◆ Work required: Each line below that contains "full" counts once; report the total and nothing more.

◆ Material provided:
________

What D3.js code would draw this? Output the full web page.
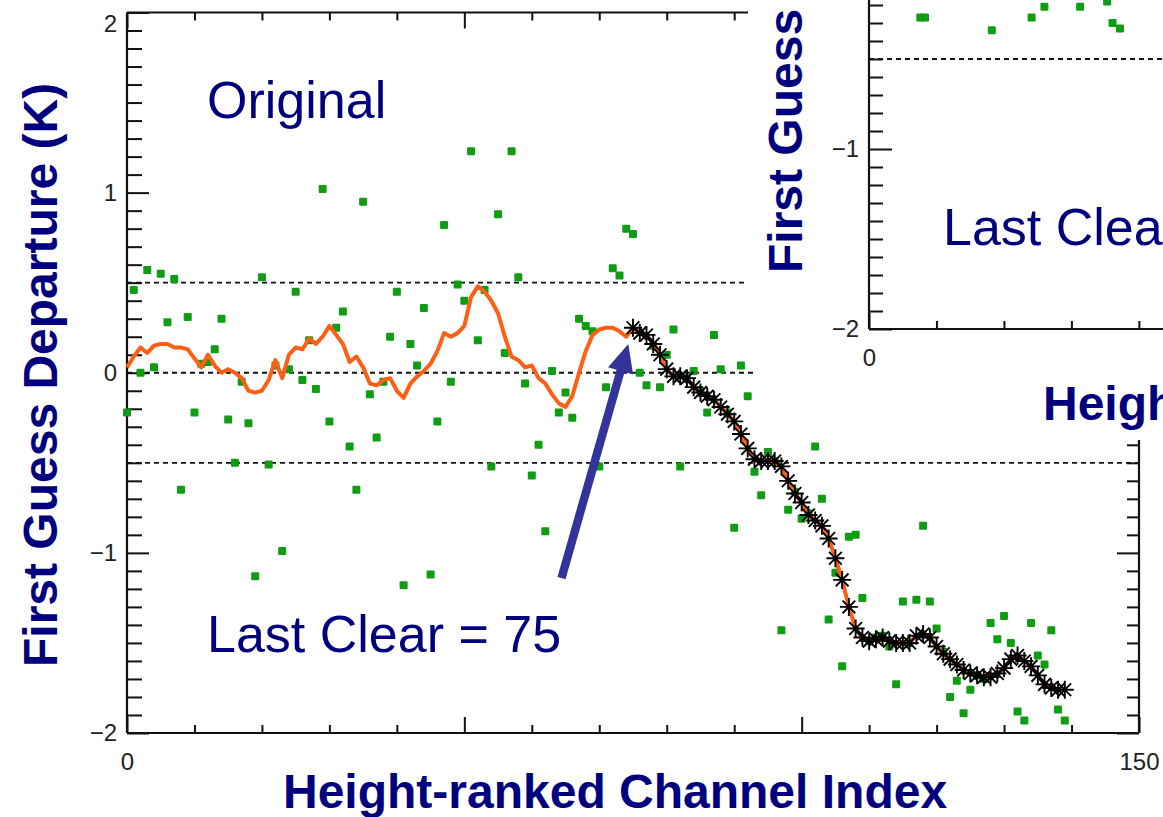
<!DOCTYPE html>
<html><head><meta charset="utf-8">
<script src="https://cdn.jsdelivr.net/npm/d3@7"></script>
<style>html,body{margin:0;padding:0;background:#fff;overflow:hidden}</style>
</head><body><svg id="c" width="1163" height="817"></svg>
<script>
// ---------------- data ----------------
// First-guess departure (K) of each height-ranked channel (index 0..139), green squares
const departures = [
 -0.22, 0.46, 0.00, 0.57, 0.03, 0.55, 0.28, 0.52,-0.65, 0.31,
 -0.22, 0.05, 0.06, 0.13, 0.30,-0.26,-0.50,-0.05,-0.28,-1.13,
  0.53,-0.51, 0.04,-0.99, 0.02, 0.45,-0.04, 0.18,-0.09, 1.02,
 -0.27, 0.25, 0.34,-0.41,-0.65, 0.95,-0.12,-0.36,-0.05, 0.20,
  0.45,-1.18, 0.16, 0.04, 0.36,-1.12,-0.27, 0.82,-0.05, 0.49,
  0.40, 1.23, 0.18, 0.46,-0.52, 0.88, 0.11, 1.23, 0.53,-0.06,
 -0.57,-0.40,-0.88, 0.01,-0.22,-0.11,-0.25, 0.30, 0.26, 0.23,
 -0.52,-0.08, 0.58, 0.54, 0.80, 0.77, 0.00,-0.07, 0.15,-0.08,
  0.10, 0.24,-0.52,-0.03, 0.01,-0.10,-0.22, 0.21, 0.02,-0.22,
 -0.86, 0.04,-0.13,-0.55,-0.68,-0.44,-0.49,-1.43,-0.76,-0.66,
 -0.81,-0.78,-0.41,-0.70,-1.37,-1.11,-1.63,-0.91,-0.90,-1.25,
 -1.49,-1.47,-1.46,-1.52,-1.73,-1.27,-1.50,-1.26,-0.85,-1.27,
 -1.42,-1.55,-1.80,-1.71,-1.89,-1.76,-1.68,-1.70,-1.39,-1.48,
 -1.35,-1.50,-1.88,-1.93,-1.39,-1.57,-1.62,-1.43,-1.87,-1.93
];
// Running (smoothed) departure, orange line
const smoothed = [
  0.03, 0.09, 0.14, 0.11, 0.15, 0.16, 0.16, 0.14, 0.14, 0.13,
  0.08, 0.03, 0.10, 0.04, 0.00, 0.02, 0.00,-0.03,-0.10,-0.11,
 -0.10,-0.04, 0.07,-0.03, 0.10, 0.14, 0.13, 0.19, 0.16, 0.20,
  0.26, 0.21, 0.16, 0.06, 0.09, 0.03,-0.06,-0.07,-0.04,-0.03,
 -0.10,-0.14,-0.06,-0.02, 0.01, 0.05, 0.12, 0.22, 0.20, 0.22,
  0.26, 0.42, 0.48, 0.45, 0.40, 0.33, 0.20, 0.09, 0.07, 0.03,
  0.04,-0.03,-0.06,-0.12,-0.17,-0.19,-0.13, 0.00, 0.12, 0.21,
  0.24, 0.25, 0.25, 0.23, 0.20, 0.25, 0.22, 0.21, 0.16, 0.10,
  0.02,-0.02,-0.02,-0.03,-0.08,-0.11,-0.13,-0.15,-0.19,-0.23,
 -0.27,-0.34,-0.42,-0.48,-0.49,-0.49,-0.49,-0.52,-0.60,-0.67,
 -0.72,-0.79,-0.82,-0.85,-0.92,-1.03,-1.15,-1.30,-1.42,-1.47,
 -1.49,-1.48,-1.47,-1.49,-1.50,-1.50,-1.50,-1.46,-1.45,-1.47,
 -1.52,-1.56,-1.59,-1.62,-1.65,-1.67,-1.68,-1.69,-1.69,-1.67,
 -1.64,-1.59,-1.57,-1.60,-1.63,-1.68,-1.73,-1.75,-1.76,-1.76
];
const lastClear = 75;
const thresholds = [0.5, 0, -0.5];
const yTickLabels = [-2, -1, 0, 1, 2];
const xTickLabels = [0, 150];          // 50 and 100 are blanked out in the original
const xMajorTicks = [0, 50, 100, 150];
// inset panel (second copy of the figure): visible green points [channel, departure]
const insetChannels = [7.6, 8.3, 18.2, 24.1, 26.0, 31.3, 35.3, 36.1, 37.2];
const insetDepartures = [-0.27, -0.27, -0.34, -0.27, -0.21, -0.21, -0.18, -0.30, -0.33];
const insetThreshold = [-0.5];
const insetYTickLabels = [-2, -1, 0];
const insetXTickLabels = [0];
// arrow annotation (data coords): from label to last clear channel
const arrowFrom = [64.4, -1.14];
const arrowTo = [74.3, 0.16];

// ---------------- drawing ----------------
const NAVY = "#00007f", GREEN = "#109c14", ORANGE = "#ff5f14", INK = "#111";
const TICKFONT = "'Liberation Sans', Arial, sans-serif";
const svg = d3.select("#c");
const fmt = d => d < 0 ? "\u2212" + Math.abs(d) : String(d);
const minorY = d3.range(-20, 21).filter(v => v % 10 !== 0).map(v => v / 10);
const minorX = d3.range(0, 151, 10).filter(v => v % 50 !== 0);

function drawPanel(g, x, y, opts) {
  g.selectAll("line.thr").data(opts.thresholds).join("line").attr("class", "thr")
    .attr("x1", x(0)).attr("x2", x(150)).attr("y1", d => y(d)).attr("y2", d => y(d))
    .attr("stroke", INK).attr("stroke-width", 1.8).attr("stroke-dasharray", "5,4");
  g.append("line").attr("x1", x(0)).attr("x2", x(0)).attr("y1", y(-2)).attr("y2", y(2)).attr("stroke", INK).attr("stroke-width", 2.2);
  g.append("line").attr("x1", x(0)).attr("x2", x(150)).attr("y1", y(-2)).attr("y2", y(-2)).attr("stroke", INK).attr("stroke-width", 2.2);
  if (opts.full) {
    g.append("line").attr("x1", x(150)).attr("x2", x(150)).attr("y1", y(-2)).attr("y2", y(2)).attr("stroke", INK).attr("stroke-width", 2.2);
    g.append("line").attr("x1", x(0)).attr("x2", x(150)).attr("y1", y(2)).attr("y2", y(2)).attr("stroke", INK).attr("stroke-width", 2.2);
  }
  const tickStyle = s => { s.select(".domain").remove(); s.selectAll("line").attr("stroke", INK).attr("stroke-width", 2); };
  g.append("g").attr("transform", `translate(${x(0)},0)`)
    .call(d3.axisRight(y).tickValues(minorY).tickSize(opts.yMinor).tickSizeOuter(0).tickFormat("")).call(tickStyle);
  g.append("g").attr("transform", `translate(${x(0)},0)`)
    .call(d3.axisRight(y).tickValues(opts.yLabels).tickSize(opts.yMajor).tickSizeOuter(0).tickFormat("")).call(tickStyle);
  if (opts.full) {
    g.append("g").attr("transform", `translate(${x(150)},0)`)
      .call(d3.axisLeft(y).tickValues(minorY).tickSize(opts.yMinor - 3).tickSizeOuter(0).tickFormat("")).call(tickStyle);
    g.append("g").attr("transform", `translate(${x(150)},0)`)
      .call(d3.axisLeft(y).tickValues(opts.yLabels).tickSize(opts.yMajor).tickSizeOuter(0).tickFormat("")).call(tickStyle);
    g.append("g").attr("transform", `translate(0,${y(2)})`)
      .call(d3.axisBottom(x).tickValues(minorX).tickSize(8).tickSizeOuter(0).tickFormat("")).call(tickStyle);
    g.append("g").attr("transform", `translate(0,${y(2)})`)
      .call(d3.axisBottom(x).tickValues(xMajorTicks).tickSize(16).tickSizeOuter(0).tickFormat("")).call(tickStyle);
  }
  g.append("g").attr("transform", `translate(0,${y(-2)})`)
    .call(d3.axisTop(x).tickValues(minorX).tickSize(8).tickSizeOuter(0).tickFormat("")).call(tickStyle);
  g.append("g").attr("transform", `translate(0,${y(-2)})`)
    .call(d3.axisTop(x).tickValues(xMajorTicks).tickSize(16).tickSizeOuter(0).tickFormat("")).call(tickStyle);
  const yl = g.append("g").attr("transform", `translate(${x(0)},0)`)
    .call(d3.axisLeft(y).tickValues(opts.yLabels).tickSize(0).tickPadding(10).tickFormat(fmt));
  yl.select(".domain").remove();
  yl.selectAll("text").attr("font-family", TICKFONT).attr("font-size", 24).attr("fill", "#222");
  yl.selectAll(".tick").filter(d => d === 2).select("text").attr("dy", "0.8em");
  const xl = g.append("g").attr("transform", `translate(0,${y(-2)})`)
    .call(d3.axisBottom(x).tickValues(opts.xLabels).tickSize(0).tickPadding(20).tickFormat(fmt));
  xl.select(".domain").remove();
  xl.selectAll("text").attr("font-family", TICKFONT).attr("font-size", 24).attr("fill", "#222");
}

function star(r) {
  const d = r * Math.SQRT1_2;
  return `M${-r},0L${r},0M0,${-r}L0,${r}M${-d},${-d}L${d},${d}M${-d},${d}L${d},${-d}`;
}

// ---- main panel ----
const x = d3.scaleLinear().domain([0, 150]).range([127, 1139]);
const y = d3.scaleLinear().domain([-2, 2]).range([733, 12.5]);
const main = svg.append("g");
drawPanel(main, x, y, { thresholds, yLabels: yTickLabels, xLabels: xTickLabels, yMinor: 15, yMajor: 22, full: true });

main.append("g").selectAll("rect").data(departures).join("rect")
  .attr("x", (d, i) => x(i) - 4).attr("y", d => y(d) - 4)
  .attr("width", 8).attr("height", 8).attr("rx", 1.2).attr("fill", GREEN);

const line = d3.line().x((d, i) => x(i)).y(d => y(d)).curve(d3.curveLinear);
main.append("path").datum(smoothed).attr("d", line)
  .attr("fill", "none").attr("stroke", ORANGE).attr("stroke-width", 4).attr("stroke-linejoin", "round");

const cloudy = smoothed.map((v, i) => [i, v]).filter(d => d[0] >= lastClear);
main.append("g").selectAll("path").data(cloudy).join("path")
  .attr("transform", d => `translate(${x(d[0])},${y(d[1])})`)
  .attr("d", star(9)).attr("fill", "none").attr("stroke", "#000").attr("stroke-width", 1.9);

main.append("text").attr("x", 207).attr("y", 118).attr("fill", NAVY)
  .attr("font-family", "'Liberation Sans', Arial, sans-serif").attr("font-size", 52).text("Original");
main.append("text").attr("x", 207).attr("y", 652).attr("fill", NAVY)
  .attr("font-family", "'Liberation Sans', Arial, sans-serif").attr("font-size", 52).text("Last Clear = " + lastClear);

(function () {
  const x0 = x(arrowFrom[0]), y0 = y(arrowFrom[1]), x1 = x(arrowTo[0]), y1 = y(arrowTo[1]);
  const dx = x1 - x0, dy = y1 - y0, L = Math.hypot(dx, dy), ux = dx / L, uy = dy / L, px = -uy, py = ux;
  const hl = 28, hw = 13, sw = 4.2;
  const bx = x1 - ux * hl, by = y1 - uy * hl;
  const pts = [
    [x0 + px * sw, y0 + py * sw], [bx + px * sw, by + py * sw], [bx + px * hw, by + py * hw], [x1, y1],
    [bx - px * hw, by - py * hw], [bx - px * sw, by - py * sw], [x0 - px * sw, y0 - py * sw]
  ];
  main.append("path").attr("d", "M" + pts.map(p => p.join(",")).join("L") + "Z").attr("fill", "#33349a");
})();

main.append("text").attr("transform", "translate(57,667) rotate(-90)").attr("fill", NAVY)
  .attr("font-family", "'Liberation Sans', Arial, sans-serif").attr("font-weight", "bold").attr("font-size", 48)
  .text("First Guess Departure (K)");
main.append("text").attr("x", 283).attr("y", 808).attr("fill", NAVY)
  .attr("font-family", "'Liberation Sans', Arial, sans-serif").attr("font-weight", "bold").attr("font-size", 48)
  .text("Height-ranked Channel Index");

// ---- inset panel (overlapping copy, upper right) ----
const inset = svg.append("g");
inset.append("path").attr("d", "M748,0H1163V440H757V330H748Z").attr("fill", "#fff");
const xi = d3.scaleLinear().domain([0, 150]).range([869, 1881]);
const yi = d3.scaleLinear().domain([-2, 2]).range([329, 329 - 720]);
drawPanel(inset, xi, yi, { thresholds: insetThreshold, yLabels: insetYTickLabels, xLabels: insetXTickLabels, yMinor: 14, yMajor: 23, full: false });
inset.append("g").selectAll("rect").data(insetDepartures).join("rect")
  .attr("x", (d, i) => xi(insetChannels[i]) - 4).attr("y", d => yi(d) - 4)
  .attr("width", 8).attr("height", 8).attr("rx", 1.2).attr("fill", GREEN);
inset.append("text").attr("x", 943).attr("y", 245).attr("fill", NAVY)
  .attr("font-family", "'Liberation Sans', Arial, sans-serif").attr("font-size", 52).text("Last Clear");
inset.append("text").attr("transform", "translate(802,273) rotate(-90)").attr("fill", NAVY)
  .attr("font-family", "'Liberation Sans', Arial, sans-serif").attr("font-weight", "bold").attr("font-size", 48)
  .text("First Guess Departure (K)");
inset.append("text").attr("x", 1043).attr("y", 420).attr("fill", NAVY)
  .attr("font-family", "'Liberation Sans', Arial, sans-serif").attr("font-weight", "bold").attr("font-size", 48)
  .text("Height-ranked Channel Index");
</script></body></html>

________

◆ In response: 5